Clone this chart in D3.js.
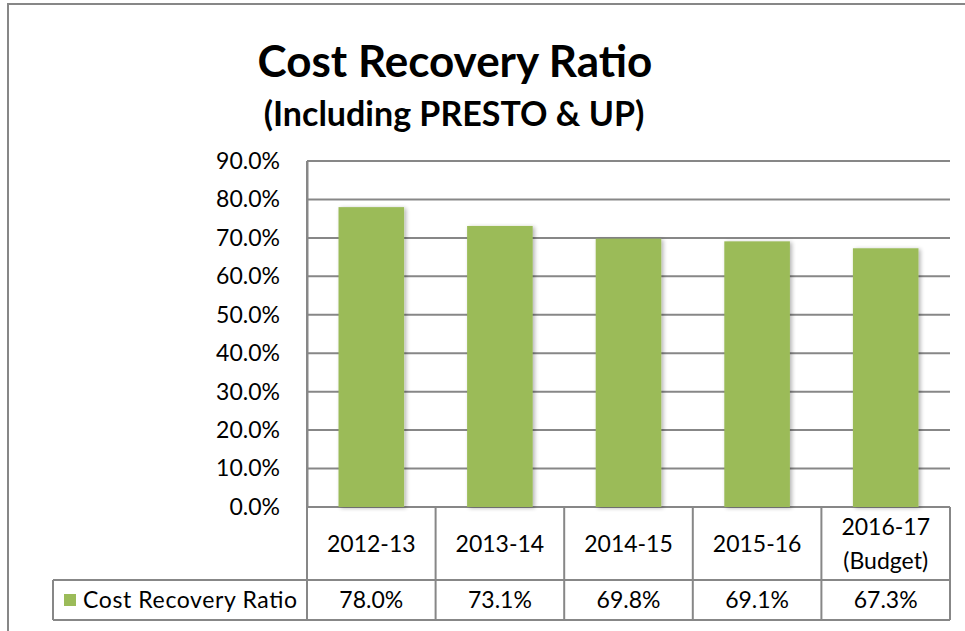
<!DOCTYPE html>
<html>
<head>
<meta charset="utf-8">
<script src="https://cdn.jsdelivr.net/npm/d3@7"></script>
<style>
  body { margin: 0; background: #fff; }
  svg { display: block; font-family: Lato, "Open Sans", sans-serif; }
</style>
</head>
<body>
<div class="chart"></div>
<script>
// cost recovery chart with data table underneath

var years = ['2012-13', '2013-14', '2014-15', '2015-16', '2016-17 (Budget)'];
var ratios = [78.0, 73.1, 69.8, 69.1, 67.3];
var yTicks = [0, 10, 20, 30, 40, 50, 60, 70, 80, 90];
var seriesName = 'Cost Recovery Ratio';

var opts = {
  width: 965,
  height: 631,
  left: 307,
  right: 950,
  top: 161,
  bottom: 507,
  catRow: 580,
  valRow: 620,
  legendLeft: 53,
  fontSize: 23,
  barColor: '#9bbb59',
  lineColor: '#878787'
};

var svg = d3.select('.chart').append('svg')
  .attr('width', opts.width)
  .attr('height', opts.height);

var defs = svg.append('defs');
var shadow = defs.append('filter').attr('id', 'shadow')
  .attr('x', '-20%').attr('y', '-5%').attr('width', '150%').attr('height', '110%');
shadow.append('feGaussianBlur').attr('in', 'SourceAlpha').attr('stdDeviation', 2);
shadow.append('feOffset').attr('dx', 2).attr('dy', 1).attr('result', 'off');
shadow.append('feComponentTransfer').append('feFuncA').attr('type', 'linear').attr('slope', 0.3);
var merge = shadow.append('feMerge');
merge.append('feMergeNode');
merge.append('feMergeNode').attr('in', 'SourceGraphic');

// outer frame (left and top only are visible)
svg.append('path')
  .attr('d', 'M8,631 V4 H965')
  .attr('fill', 'none')
  .attr('stroke', opts.lineColor)
  .attr('stroke-width', 2);

var x = d3.scaleBand().domain(years).range([opts.left, opts.right]).paddingInner(0).paddingOuter(0);
var y = d3.scaleLinear().domain([0, 90]).range([opts.bottom, opts.top]);

// titles
svg.append('text')
  .attr('x', 455).attr('y', 77)
  .attr('text-anchor', 'middle')
  .attr('font-weight', 'bold')
  .attr('font-size', 44)
  .text('Cost Recovery Ratio');

svg.append('text')
  .attr('x', 454).attr('y', 126)
  .attr('text-anchor', 'middle')
  .attr('font-weight', 'bold')
  .attr('font-size', 34)
  .text('(Including PRESTO & UP)');

// gridlines
svg.append('g').selectAll('line').data(yTicks).enter().append('line')
  .attr('x1', opts.left).attr('x2', opts.right)
  .attr('y1', d => y(d)).attr('y2', d => y(d))
  .attr('stroke', opts.lineColor)
  .attr('stroke-width', 2);

// y axis
var yAxis = svg.append('g')
  .attr('transform', `translate(${opts.left},0)`)
  .call(d3.axisLeft(y).tickValues(yTicks).tickSize(0).tickPadding(27)
    .tickFormat(d => d3.format('.1f')(d) + '%'));
yAxis.select('.domain').attr('stroke', opts.lineColor).attr('stroke-width', 2);
yAxis.selectAll('text').attr('font-size', opts.fontSize).attr('fill', '#000')
  .attr('font-family', 'Lato, sans-serif');

// bars
svg.append('g').selectAll('rect').data(ratios).enter().append('rect')
  .attr('x', (d, i) => x(years[i]) + x.bandwidth() * 0.245)
  .attr('width', x.bandwidth() * 0.51)
  .attr('y', d => y(d))
  .attr('height', d => y(0) - y(d))
  .attr('fill', opts.barColor)
  .attr('filter', 'url(#shadow)');

// data table
var table = svg.append('g').attr('fill', 'none').attr('stroke', opts.lineColor).attr('stroke-width', 2);
table.append('line').attr('x1', opts.left).attr('x2', opts.left).attr('y1', opts.top).attr('y2', opts.valRow);
table.append('line').attr('x1', opts.right).attr('x2', opts.right).attr('y1', opts.bottom).attr('y2', opts.valRow);
table.selectAll('.vsep').data(years.slice(1)).enter().append('line')
  .attr('x1', d => x(d)).attr('x2', d => x(d))
  .attr('y1', opts.bottom).attr('y2', opts.valRow);
table.append('line').attr('x1', opts.legendLeft).attr('x2', opts.right).attr('y1', opts.catRow).attr('y2', opts.catRow);
table.append('line').attr('x1', opts.legendLeft).attr('x2', opts.right).attr('y1', opts.valRow).attr('y2', opts.valRow);
table.append('line').attr('x1', opts.legendLeft).attr('x2', opts.legendLeft).attr('y1', opts.catRow).attr('y2', opts.valRow);

// category labels
var catText = svg.append('g').selectAll('text').data(years).enter().append('text')
  .attr('text-anchor', 'middle')
  .attr('font-size', opts.fontSize)
  .attr('x', d => x(d) + x.bandwidth() / 2);
catText.each(function(d) {
  var parts = d.split(' ');
  var t = d3.select(this);
  var mid = (opts.bottom + opts.catRow) / 2 + 8;
  var start = mid - (parts.length - 1) * 17;
  parts.forEach(function(p, i) {
    t.append('tspan').attr('x', x(d) + x.bandwidth() / 2).attr('y', start + i * 34).text(p);
  });
});

// value labels
svg.append('g').selectAll('text').data(ratios).enter().append('text')
  .attr('text-anchor', 'middle')
  .attr('font-size', opts.fontSize)
  .attr('x', (d, i) => x(years[i]) + x.bandwidth() / 2)
  .attr('y', (opts.catRow + opts.valRow) / 2 + 8)
  .text(d => d3.format('.1f')(d) + '%');

// legend cell
svg.append('rect')
  .attr('x', 64).attr('y', 594)
  .attr('width', 12).attr('height', 12)
  .attr('fill', opts.barColor);
svg.append('text')
  .attr('x', 83)
  .attr('y', (opts.catRow + opts.valRow) / 2 + 8)
  .attr('font-size', opts.fontSize)
  .attr('textLength', 214)
  .text(seriesName);
</script>
</body>
</html>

○ ○ ○ ○

* [Exercise objective]
Please take the lines from the beginning of the data above through the line holding "var seriesName = 'Cost Recovery Ratio';" and transcribe them exactly, without any pictures.

* [Output of the task]
Clone this chart in D3.js.
<!DOCTYPE html>
<html>
<head>
<meta charset="utf-8">
<script src="https://cdn.jsdelivr.net/npm/d3@7"></script>
<style>
  body { margin: 0; background: #fff; }
  svg { display: block; font-family: Lato, "Open Sans", sans-serif; }
</style>
</head>
<body>
<div class="chart"></div>
<script>
// cost recovery chart with data table underneath

var years = ['2012-13', '2013-14', '2014-15', '2015-16', '2016-17 (Budget)'];
var ratios = [78.0, 73.1, 69.8, 69.1, 67.3];
var yTicks = [0, 10, 20, 30, 40, 50, 60, 70, 80, 90];
var seriesName = 'Cost Recovery Ratio';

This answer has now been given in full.